New Sheffield community basketball arena 'could be built by September 2019'
The construction team hoping to build a community basketball area in Sheffield have confirmed to council bosses it can be built in time to fulfil its obligation of providing sports facilities to school children near the site.
Sheffield Sharks were given one month to finalise a financial plan which would enable to an area on the Olympic Legacy Park by Sheffield Council last month.
The council is under pressure to be able to provide students with facilities by September 2019, when secondary pupils are due to join primary children at Oasis Academy Don Valley and its Cabinet approved alternative proposals to provide provision at the English Institute of Sport.
But Sharks, together with Park Community Arena Ltd, have now written to the council making them aware that its construction team can have it built by that date - subject to final verification of a bank loan.

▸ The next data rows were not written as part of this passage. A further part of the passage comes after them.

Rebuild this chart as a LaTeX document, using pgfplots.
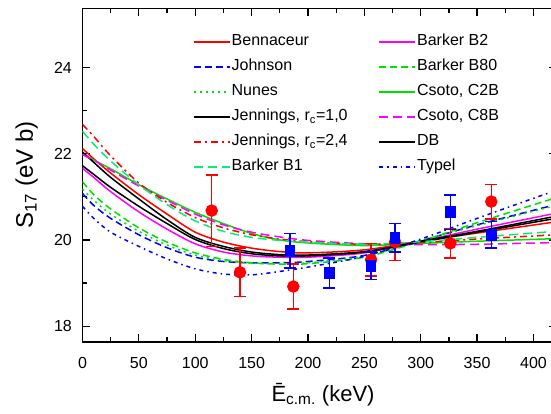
\documentclass[border=0pt]{standalone}
\usepackage{fontspec}
\setmainfont{Liberation Sans}
\usepackage{pgfplots}
\usepackage{pgfplotstable}
\pgfplotsset{compat=1.18}
\definecolor{mint}{RGB}{0,240,120}
\definecolor{lgreen}{RGB}{0,225,0}
\definecolor{mag}{RGB}{255,0,255}

\pgfplotstableread{
x   Ben   Joh   Nun   Jena  Jenb  Bone  Btwo  Beig  Ctwo  Ceig  DB    Typ
0   22.12 21.08 21.18 22.04 22.68 22.52 21.66 21.35 21.98 21.98 21.72 20.78
10  21.88 20.80 20.92 21.80 22.40 22.22 21.45 21.05 21.85 21.85 21.52 20.50
25  21.55 20.50 20.60 21.45 21.95 21.83 21.12 20.72 21.65 21.62 21.22 20.18
50  21.05 20.12 20.20 20.95 21.32 21.28 20.65 20.28 21.28 21.25 20.78 19.85
75  20.60 19.82 19.88 20.47 20.87 20.82 20.25 19.95 20.95 20.92 20.38 19.56
100 20.18 19.60 19.65 20.06 20.52 20.44 19.91 19.70 20.64 20.60 20.01 19.33
125 19.95 19.50 19.52 19.85 20.28 20.20 19.72 19.55 20.38 20.35 19.80 19.21
150 19.81 19.47 19.46 19.72 20.12 20.06 19.63 19.47 20.15 20.18 19.68 19.19
175 19.73 19.47 19.45 19.66 20.02 19.99 19.60 19.44 20.00 20.07 19.63 19.27
200 19.70 19.50 19.47 19.65 19.96 19.95 19.60 19.45 19.93 19.99 19.63 19.37
250 19.77 19.64 19.62 19.73 19.90 19.90 19.70 19.60 19.87 19.91 19.72 19.62
300 19.97 19.98 19.98 19.95 19.94 19.96 19.97 19.97 19.92 19.89 19.97 20.02
350 20.16 20.35 20.33 20.18 20.02 20.06 20.25 20.40 19.97 19.90 20.20 20.50
420 20.42 20.82 20.80 20.50 20.12 20.20 20.62 20.98 20.03 19.94 20.55 21.15
}\curves

\pgfplotstableread{
x     y     e
114.6 20.68 0.83
139.7 19.25 0.56
187.0 18.92 0.52
256.0 19.54 0.38
277.3 19.95 0.43
326.2 19.92 0.34
362.6 20.89 0.40
}\redpts

\pgfplotstableread{
x     y     e
184.1 19.75 0.40
219.0 19.23 0.35
256.0 19.40 0.32
277.3 20.05 0.33
326.2 20.64 0.40
362.6 20.12 0.31
}\bluepts

\begin{document}
\begin{tikzpicture}
\begin{axis}[name=ax, scale only axis, width=473.5pt, height=333.3pt,
  xmin=0, xmax=420, ymin=17.64, ymax=25.37,
  xtick={0,50,...,400}, minor x tick num=1,
  ytick={18,20,22,24}, minor y tick num=1,
  tick align=inside, major tick length=7.5pt, minor tick length=4.5pt,
  every tick/.style={black, line width=1.2pt},
  axis line style={line width=1.6pt},
  tick label style={font=\fontsize{16}{18}\selectfont},
  /pgf/number format/assume math mode=true,
  xticklabel style={inner sep=0pt, anchor=north, yshift=-15pt},
  yticklabel style={inner sep=0pt, anchor=east, xshift=-10.5pt},
  every axis x label/.style={at={(axis description cs:0.508,-0.18)}, anchor=base},
  every axis y label/.style={at={(axis description cs:-0.105,0.5)}, rotate=90, anchor=base},
  xlabel style={font=\fontsize{22}{24}\selectfont},
  ylabel style={font=\fontsize{24}{26}\selectfont},
  xlabel={\=E\textsubscript{c.m.} (keV)},
  ylabel={S\textsubscript{17} (eV b)},
  legend columns=2,
  legend cell align=left,
  legend image code/.code={\draw[line width=1.5pt, #1] (0pt,0pt) -- (36pt,0pt);},
  legend style={draw=none, fill=none, at={(axis description cs:0.227,0.93)}, anchor=north west,
    font=\fontsize{16}{18}\selectfont, row sep=9pt,
    nodes={inner xsep=1pt, inner ysep=0pt, text height=12pt, text depth=4pt},
    /tikz/column 2/.style={column sep=30pt}},
  every axis plot/.append style={line width=1.5pt, mark=none},
]
\addplot[color=red, smooth] table[x=x,y=Ben]{\curves}; \addlegendentry{Bennaceur}
\addplot[color=mag, smooth] table[x=x,y=Btwo]{\curves}; \addlegendentry{Barker B2}
\addplot[color=blue, smooth, dash pattern=on 7pt off 4pt] table[x=x,y=Joh]{\curves}; \addlegendentry{Johnson}
\addplot[color=lgreen, smooth, dash pattern=on 7pt off 4pt] table[x=x,y=Beig]{\curves}; \addlegendentry{Barker B80}
\addplot[color=lgreen, smooth, dash pattern=on 2pt off 4pt] table[x=x,y=Nun]{\curves}; \addlegendentry{Nunes}
\addplot[color=lgreen, smooth] table[x=x,y=Ctwo]{\curves}; \addlegendentry{Csoto, C2B}
\addplot[color=black, smooth] table[x=x,y=Jena]{\curves}; \addlegendentry{Jennings, r\textsubscript{c}=1,0}
\addplot[color=mag, smooth, dash pattern=on 9pt off 5pt] table[x=x,y=Ceig]{\curves}; \addlegendentry{Csoto, C8B}
\addplot[color=red, smooth, dash pattern=on 7pt off 4pt on 2pt off 4pt] table[x=x,y=Jenb]{\curves}; \addlegendentry{Jennings, r\textsubscript{c}=2,4}
\addplot[color=black, smooth] table[x=x,y=DB]{\curves}; \addlegendentry{DB}
\addplot[color=mint, smooth, dash pattern=on 9pt off 5pt] table[x=x,y=Bone]{\curves}; \addlegendentry{Barker B1}
\addplot[color=blue, smooth, dash pattern=on 4pt off 4pt on 1.5pt off 4pt] table[x=x,y=Typ]{\curves}; \addlegendentry{Typel}

\addplot[only marks, mark=*, red, mark size=5.5pt,
  error bars/.cd, y dir=both, y explicit,
  error bar style={red, line width=1.5pt},
  error mark options={rotate=90, red, mark size=6pt, line width=1.5pt}]
  table[x=x, y=y, y error=e]{\redpts};
\addplot[only marks, mark=square*, blue, mark size=4.5pt, mark options={yscale=1.2},
  error bars/.cd, y dir=both, y explicit,
  error bar style={blue, line width=1.5pt},
  error mark options={rotate=90, blue, mark size=6pt, line width=1.5pt, yscale=1}]
  table[x=x, y=y, y error=e]{\bluepts};
\end{axis}
\pgfresetboundingbox
\path[use as bounding box] ([xshift=-82.5pt, yshift=-71.3pt]ax.south west) rectangle ([xshift=468.5pt, yshift=341.7pt]ax.south west);
\end{tikzpicture}
\end{document}
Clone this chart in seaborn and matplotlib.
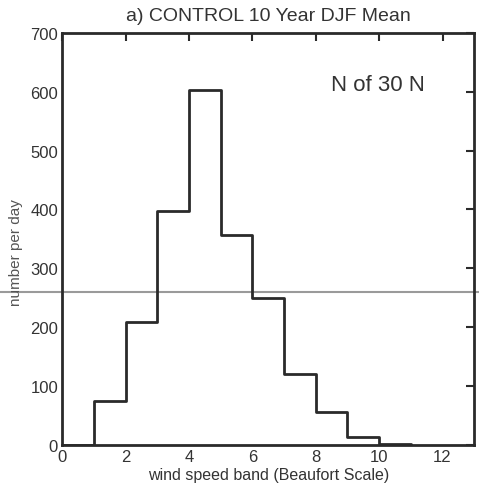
import matplotlib
matplotlib.use("Agg")
import matplotlib.pyplot as plt
import seaborn as sns
import numpy as np
import pandas as pd

# Beaufort wind speed bands (lower edges) and daily counts
band_lower = [0, 1, 2, 3, 4, 5, 6, 7, 8, 9, 10]
counts = [0, 75, 209, 398, 603, 357, 250, 120, 56, 14, 2]
x_ticks = [0, 2, 4, 6, 8, 10, 12]
y_ticks = [0, 100, 200, 300, 400, 500, 600, 700]
ref_level = 260

sns.set_style("white")
plt.rcParams["font.family"] = ["Liberation Sans", "DejaVu Sans"]

df = pd.DataFrame({"band": np.array(band_lower) + 0.5, "count": counts})
edges = list(range(0, 12))

fig = plt.figure(figsize=(4.79, 4.89), dpi=100)
ax = fig.add_axes([0.130, 0.088, 0.860, 0.843])
ax.patch.set_alpha(0)

sns.histplot(data=df, x="band", weights="count", bins=edges,
             element="step", fill=False, color="#2a2a2a", linewidth=2.0, ax=ax)

ax.set_xlim(0, 13)
ax.set_ylim(0, 700)
ax.set_xticks(x_ticks)
ax.set_yticks(y_ticks)
ax.tick_params(direction="in", length=6, width=1.5, top=True, right=True,
               labelsize=12, colors="#2a2a2a", pad=3)
ax.tick_params(axis="x", labelcolor="#333333")
ax.tick_params(axis="y", labelcolor="#333333")
for s in ax.spines.values():
    s.set_linewidth(2.0)
    s.set_color("#2a2a2a")
    s.set_visible(True)

ax.set_xlabel("wind speed band (Beaufort Scale)", fontsize=11.5, color="#333333", labelpad=2)
ax.set_ylabel("number per day", fontsize=11, color="#555555", labelpad=2)
ax.yaxis.set_label_coords(-0.095, 0.47)
ax.set_title("a) CONTROL 10 Year DJF Mean", fontsize=14, color="#333333", pad=9)
ax.text(0.88, 0.875, "N of 30 N", transform=ax.transAxes, ha="right", va="center",
        fontsize=16, color="#333333")

# faint horizontal rule across the whole sheet at the reference level
y_fig = fig.transFigure.inverted().transform(ax.transData.transform((0, ref_level)))[1]
fig.add_artist(plt.Line2D([0, 1], [y_fig, y_fig], transform=fig.transFigure,
                          color="#9a9a9a", linewidth=1.5, zorder=0))

fig.savefig("out.png", dpi=100, facecolor="white")
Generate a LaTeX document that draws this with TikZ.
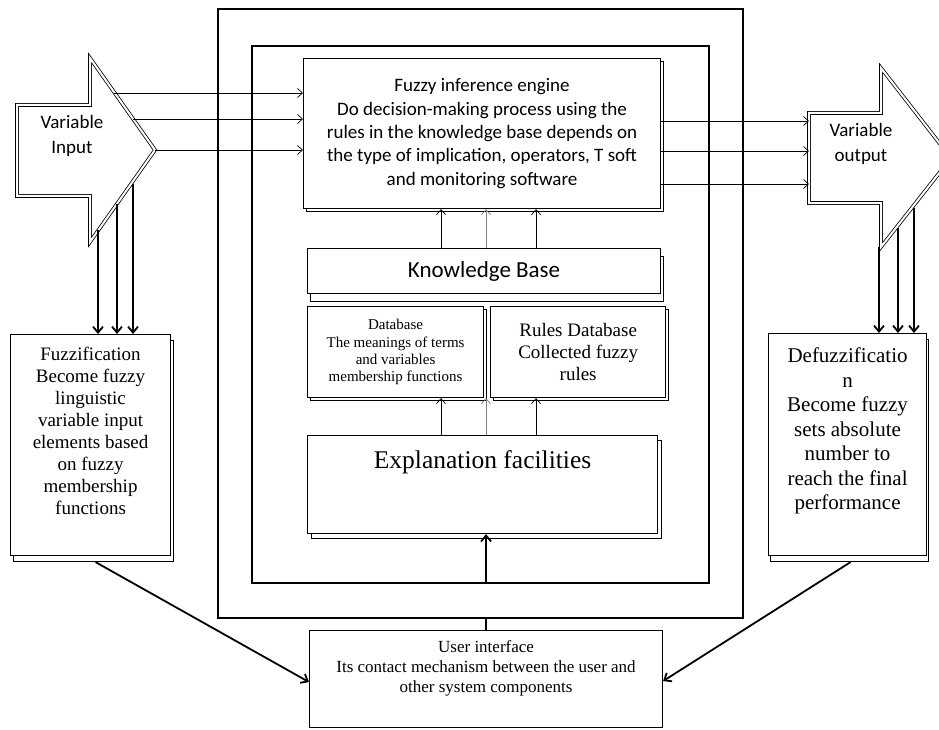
\documentclass[tikz,border=0pt]{standalone}
\usepackage{fontspec}
\setmainfont{Liberation Serif}
\newfontfamily\calib{Carlito}
\usetikzlibrary{positioning,shadows,arrows.meta}

\begin{document}
\begin{tikzpicture}[x=1pt, y=-1pt,
  box/.style={draw, line width=1.1pt, fill=white, align=center, inner sep=2pt, anchor=north west},
  boxshadow/.style={copy shadow={shadow xshift=#1, shadow yshift=-#1}},
  frame/.style={draw, line width=2pt, anchor=north west, inner sep=0pt},
  thinarr/.style={-{Straight Barb[length=5pt,width=9pt]}, line width=0.7pt},
  thickarr/.style={-{Straight Barb[length=6pt,width=10pt]}, line width=1.8pt},
  bigarrow/.style={draw, line width=0.8pt, double=white, double distance=2pt}]
\useasboundingbox (0,0) rectangle (939,730);

% frames of the system
\node[frame, minimum width=525pt, minimum height=609pt] (outerbox) at (217,8) {};
\node[frame, line width=1.6pt, minimum width=457pt, minimum height=537pt] (innerbox) at (251,45) {};

% variable input / output arrows
\draw[bigarrow] (17,105) -- (90,105) -- (90,58) -- (155,150) -- (90,242) -- (90,196) -- (17,196) -- cycle;
\draw[bigarrow] (809,113) -- (881,113) -- (881,68) -- (951,158) -- (881,247) -- (881,203) -- (809,203) -- cycle;
\node[font=\calib\fontsize{19}{25}\selectfont, align=center] (vinlabel) at (72,136) {Variable\\Input};
\node[font=\calib\fontsize{19}{25}\selectfont, align=center] (voutlabel) at (861,144) {Variable\\output};

\coordinate (in1) at (114,93);
\coordinate (in2) at (133,119);
\coordinate (in3) at (155,150);
\coordinate (dn1) at (98,230);
\coordinate (dn2) at (117,204);
\coordinate (dn3) at (133,184);
\coordinate (out1) at (809,121);
\coordinate (out2) at (809,151);
\coordinate (out3) at (809,184);
\coordinate (dd1) at (879,247);
\coordinate (dd2) at (898,228);
\coordinate (dd3) at (914,208);

% boxes
\node[box, boxshadow=3pt, minimum width=357pt, minimum height=150pt,
      font=\calib\fontsize{19}{23.3}\selectfont] (engine) at (303,58)
  {Fuzzy inference engine\\Do decision-making process using the\\rules in the knowledge base depends on\\the type of implication, operators, T soft\\and monitoring software};
\node[box, copy shadow={shadow xshift=3pt, shadow yshift=-8pt}, minimum width=353pt, minimum height=45pt,
      font=\calib\fontsize{23}{27}\selectfont] (kbase) at (307,248) {Knowledge Base};
\node[box, boxshadow=3pt, minimum width=176pt, minimum height=91pt,
      font=\fontsize{15}{17.3}\selectfont] (dbase) at (307,306)
  {Database\\The meanings of terms\\and variables\\membership functions};
\node[box, boxshadow=3pt, minimum width=175pt, minimum height=91pt, anchor=west,
      font=\fontsize{19}{22}\selectfont, right=6pt of dbase] (rulesdb)
  {Rules Database\\Collected fuzzy\\rules};
\node[box, copy shadow={shadow xshift=4pt, shadow yshift=-5pt}, minimum width=350pt, minimum height=98pt,
      inner sep=5pt, text height=28pt, text depth=60pt,
      font=\fontsize{25.5}{30}\selectfont] (explain) at (307,435) {Explanation facilities};
\node[box, minimum width=353pt, minimum height=97pt,
      font=\fontsize{17}{20}\selectfont] (uiface) at (309,630)
  {User interface\\Its contact mechanism between the user and\\other system components\\\strut};
\node[box, copy shadow={shadow xshift=3pt, shadow yshift=-6pt}, minimum width=160pt, minimum height=221pt,
      font=\fontsize{19}{22}\selectfont] (fuzz) at (10,334)
  {Fuzzification\\Become fuzzy\\linguistic\\variable input\\elements based\\on fuzzy\\membership\\functions\\\strut};
\node[box, copy shadow={shadow xshift=2pt, shadow yshift=-6pt}, minimum width=158pt, minimum height=222pt,
      font=\fontsize{21}{24.5}\selectfont] (defuzz) at (768,333)
  {Defuzzificatio\\n\\Become fuzzy\\sets absolute\\number to\\reach the final\\performance\\\strut};

% connectors
\foreach \p in {in1,in2,in3}
  \draw[thinarr] (\p) -- (\p -| engine.west);
\foreach \y/\p in {121/out1,151/out2,184/out3}
  \draw[thinarr] (engine.east |- 0,\y) -- (\p);
\foreach \p in {dn1,dn2,dn3}
  \draw[thickarr] (\p) -- (\p |- fuzz.north);
\foreach \p in {dd1,dd2,dd3}
  \draw[thickarr] (\p) -- (\p |- defuzz.north);
\foreach \x/\c in {441/black,486/gray,536/black} {
  \draw[thinarr, \c] (\x,0 |- kbase.north) -- (\x,0 |- engine.south);
  \draw[thinarr, \c] (\x,0 |- explain.north) -- (\x,0 |- dbase.south);
}
\draw[line width=1.8pt] (uiface.north) -- (uiface.north |- outerbox.south);
\draw[thickarr] (uiface.north |- innerbox.south) -- (uiface.north |- explain.south);
\draw[thickarr] ([xshift=5pt, yshift=-6pt]fuzz.south) -- ([yshift=-3pt]uiface.west);
\draw[thickarr] ([xshift=3pt, yshift=-6pt]defuzz.south) -- ([yshift=-2pt]uiface.east);
\end{tikzpicture}
\end{document}
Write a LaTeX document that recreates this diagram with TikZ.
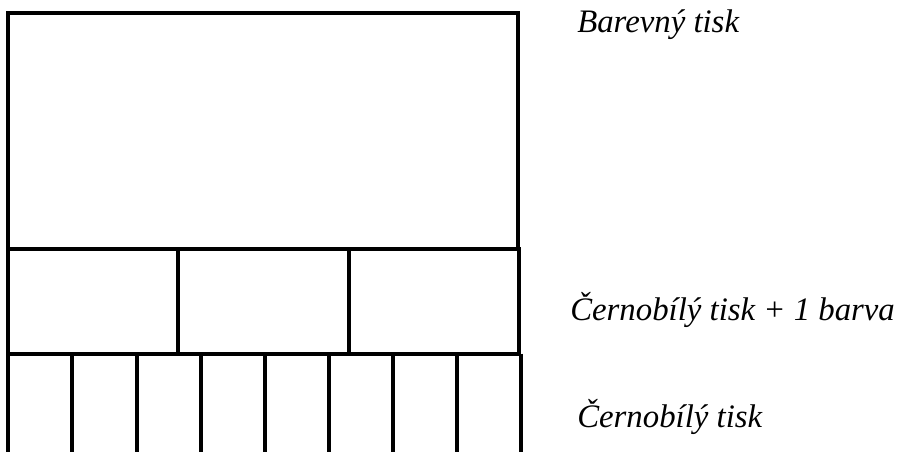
\documentclass[tikz,border=0pt]{standalone}
\usepackage{fontspec}
\setmainfont{Liberation Serif}[ItalicFont=Liberation Serif Italic]
\begin{document}
\begin{tikzpicture}[x=0.75pt,y=-0.75pt,
  frame/.style={draw=black,line width=3pt},
  label/.style={anchor=base west,inner sep=0pt,font=\fontsize{24.6}{28}\selectfont\itshape}]
\useasboundingbox (0,0) rectangle (901,451);
% top block
\draw[frame] (8,13) rectangle (518,248.5);
% middle block
\draw[frame] (8,248.5) rectangle (519,353.5);
\draw[frame] (178,248.5) -- (178,353.5);
\draw[frame] (349,248.5) -- (349,353.5);
% bottom strips
\foreach \x in {8,72,137,201,265,329,393,457,521}
  \draw[frame] (\x,353.5) -- (\x,452);
\node[label] (barevny) at (577,32) {Barevný tisk};
\node[label] (cbbarva) at (570,320) {Černobílý tisk + 1 barva};
\node[label] (cb) at (577,427) {Černobílý tisk};
\end{tikzpicture}
\end{document}
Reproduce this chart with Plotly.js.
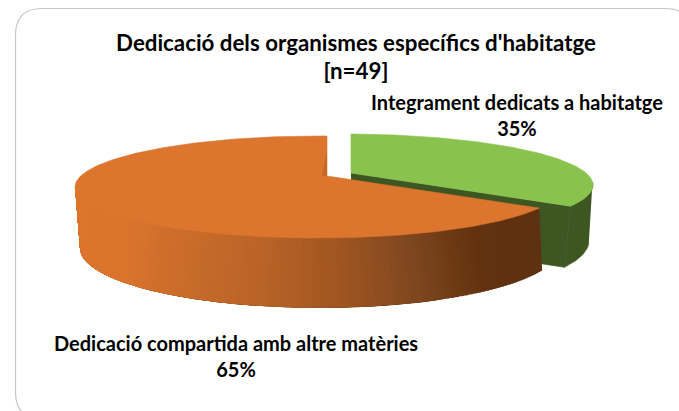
<!DOCTYPE html>
<html>
<head>
<meta charset="utf-8">
<script src="https://cdn.plot.ly/plotly-3.0.0.min.js"></script>
<style>html,body{margin:0;padding:0;background:#fff}#chart{width:679px;height:411px}</style>
</head>
<body>
<div id="chart"></div>
<script>
// Data
var titleLines = ["Dedicació dels organismes específics d'habitatge", "[n=49]"];
var categories = ["Integrament dedicats a habitatge", "Dedicació compartida amb altre matèries"];
var shares = [35, 65];

// Styles
var FONT = "Lato, Carlito, Calibri, sans-serif";
var greenTop = "#8AC24E", greenSide = "#3D5622", orangeTop = "#DC752E", orangeWall = "#C4692A";
var sideStops = [[75,[220,117,46]],[130,[218,116,45]],[170,[206,110,43]],[260,[187,100,40]],[340,[160,85,32]],[407,[127,71,32]],[473,[98,50,15]],[560,[92,48,18]]];

// Perspective pie geometry (screen pixels; the axes are a 1:1 pixel frame)
var KX = 4.8, KY = 1;
var geo = [
  {apex:[351,173], botApex:[351,235], top:{c:[345,185],r:[248,51]}, bot:{c:[347,241],r:[242,60]}},
  {apex:[327,176], botApex:[326,238], top:{c:[318,187],r:[243,51]}, bot:{c:[320,248],r:[240,60]}}
];
function rim(apex, e, deg){
  var a = deg*Math.PI/180, dx = KX*Math.sin(a), dy = -KY*Math.cos(a);
  var ox = apex[0]-e.c[0], oy = apex[1]-e.c[1], rx = e.r[0], ry = e.r[1];
  var A = dx*dx/(rx*rx)+dy*dy/(ry*ry), B = 2*(ox*dx/(rx*rx)+oy*dy/(ry*ry)), C = ox*ox/(rx*rx)+oy*oy/(ry*ry)-1;
  var s = (-B+Math.sqrt(B*B-4*A*C))/(2*A);
  return [apex[0]+s*dx, apex[1]+s*dy];
}
function sideColor(x){
  for (var i=1;i<sideStops.length;i++){
    if (x<=sideStops[i][0]){
      var p=sideStops[i-1], q=sideStops[i], f=Math.max(0,(x-p[0])/(q[0]-p[0]));
      return "rgb("+p[1].map(function(v,k){return Math.round(v+(q[1][k]-v)*f);}).join(",")+")";
    }
  }
  return "rgb("+sideStops[sideStops.length-1][1].join(",")+")";
}
function poly(points, color, lw){
  return {type:"scatter", mode:"lines", x:points.map(function(p){return p[0];}), y:points.map(function(p){return p[1];}),
    fill:"toself", fillcolor:color, line:{color:color,width:lw===undefined?0.6:lw}, hoverinfo:"skip", showlegend:false};
}
var total = shares[0]+shares[1];
var split = shares[0]/total*360;
var traces = [];

// Green slice: side walls, then top face
var g = geo[0], i, j, th, pts = [];
traces.push(poly([g.apex, rim(g.apex,g.top,split), rim(g.botApex,g.bot,split), g.botApex], greenSide));
var gFrom = 100, gOuter = [], gBack = [];
for (i=0;i<=30;i++){ th = gFrom+(split-gFrom)*i/30; gOuter.push(rim(g.apex,g.top,th)); gBack.unshift(rim(g.botApex,g.bot,th)); }
traces.push(poly(gOuter.concat(gBack), greenSide));
pts=[g.apex];
for (i=0;i<=120;i++){ pts.push(rim(g.apex,g.top,split*i/120)); }
pts.push(g.apex);
traces.push(poly(pts, greenTop));

// Orange slice: shaded strips along the front wall (each later strip paints
// over the previous one's remainder so no seams show), then top face
var o = geo[1], N = 120, oEnd = 259;
for (i=0;i<N;i++){
  var a0 = split+(oEnd-split)*i/N, a1 = split+(oEnd-split)*(i+1)/N;
  var topEdge = [], botEdge = [];
  for (j=0;j<=4;j++){
    th = oEnd+(a0-oEnd)*j/4;
    topEdge.push(rim(o.apex,o.top,th));
    botEdge.unshift(rim(o.botApex,o.bot,th));
  }
  var px0 = rim(o.apex,o.top,a0)[0], px1 = rim(o.apex,o.top,a1)[0];
  traces.push(poly(topEdge.concat(botEdge), sideColor((px0+px1)/2), 0));
}
pts=[o.apex];
for (i=0;i<=240;i++){ pts.push(rim(o.apex,o.top,split+(360-split)*i/240)); }
pts.push(o.apex);
traces.push(poly(pts, orangeTop));
traces.push(poly([[o.apex[0],o.apex[1]-26],[o.apex[0]-5,o.apex[1]],o.apex], orangeWall, 0));

var layout = {
  width:679, height:411, margin:{l:0,r:0,t:0,b:0}, paper_bgcolor:"#fff", plot_bgcolor:"#fff", showlegend:false,
  xaxis:{range:[0,679], visible:false, fixedrange:true},
  yaxis:{range:[411,0], visible:false, fixedrange:true},
  title:{text:titleLines.join("<br>"), x:356/679, xanchor:"center", y:1-50.5/411, yanchor:"top", font:{family:FONT, size:22.3, color:"#000", weight:700}},
  shapes:[{type:"path", layer:"below", path:"M 42.5 419 Q 15.5 419 15.5 392 L 15.5 35 Q 15.5 8.5 42 8.5 L 665 8.5 Q 692 8.5 692 35 L 692 392 Q 692 419 665 419 Z", line:{color:"#C6C6C6",width:1.2}, fillcolor:"rgba(0,0,0,0)"}],
  annotations:[
    {x:517, y:114.5, text:categories[0]+"<br>"+shares[0]+"%", showarrow:false, xanchor:"center", yanchor:"middle", font:{family:FONT,size:20,color:"#000",weight:700}},
    {x:236, y:356, text:categories[1]+"<br>"+shares[1]+"%", showarrow:false, xanchor:"center", yanchor:"middle", font:{family:FONT,size:20,color:"#000",weight:700}}
  ]
};
Plotly.newPlot("chart", traces, layout, {displayModeBar:false, staticPlot:true});
</script>
</body>
</html>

Sarah Backovic, Sharks' managing director, said: "We have responded positively to all of the points in the cabinet meeting report. In terms of the construction, our team has confirmed that this build can be built by September 2019 so we are now a viable option for the council.
"If all matters can be finalised by the end of September then we can complete it by next September."
If the bank loan is approved, Sharks then hope to obtain the rest of the funding from the council as a loan.
Ms Backovic said: "We are very keen to have that facility and we don't see ourselves as competing with the EIS because it's a completely different facility to ours.
"The arena would be a community facility for the community, who can use it at an affordable rate for secondary sports such as basketball. The arena will really be a community facility and that's why we want to make it happen."
Speaking after the meeting last month, council chief executive John Mothersole said: “Cabinet has agreed to officers’ recommendations to proceed with the EISS option.
“But if, within four weeks, PCA can secure confirmed bank finances; can give legal guarantees to the school; can show a business plan which can support the relevant interest rates; and can confirm their ability to be ready for the school in September 2019, then the council will consider re-evaluating the options.
“If we move forward with EISS then change the decision there will be aborted costs and the council will have to face up to these and deal with it.
“But we need to stop talking and get a decision made. It’s about moving forward for the sake of the school while accepting the PCA option may firm up more. The ball is now in their court to make progress.”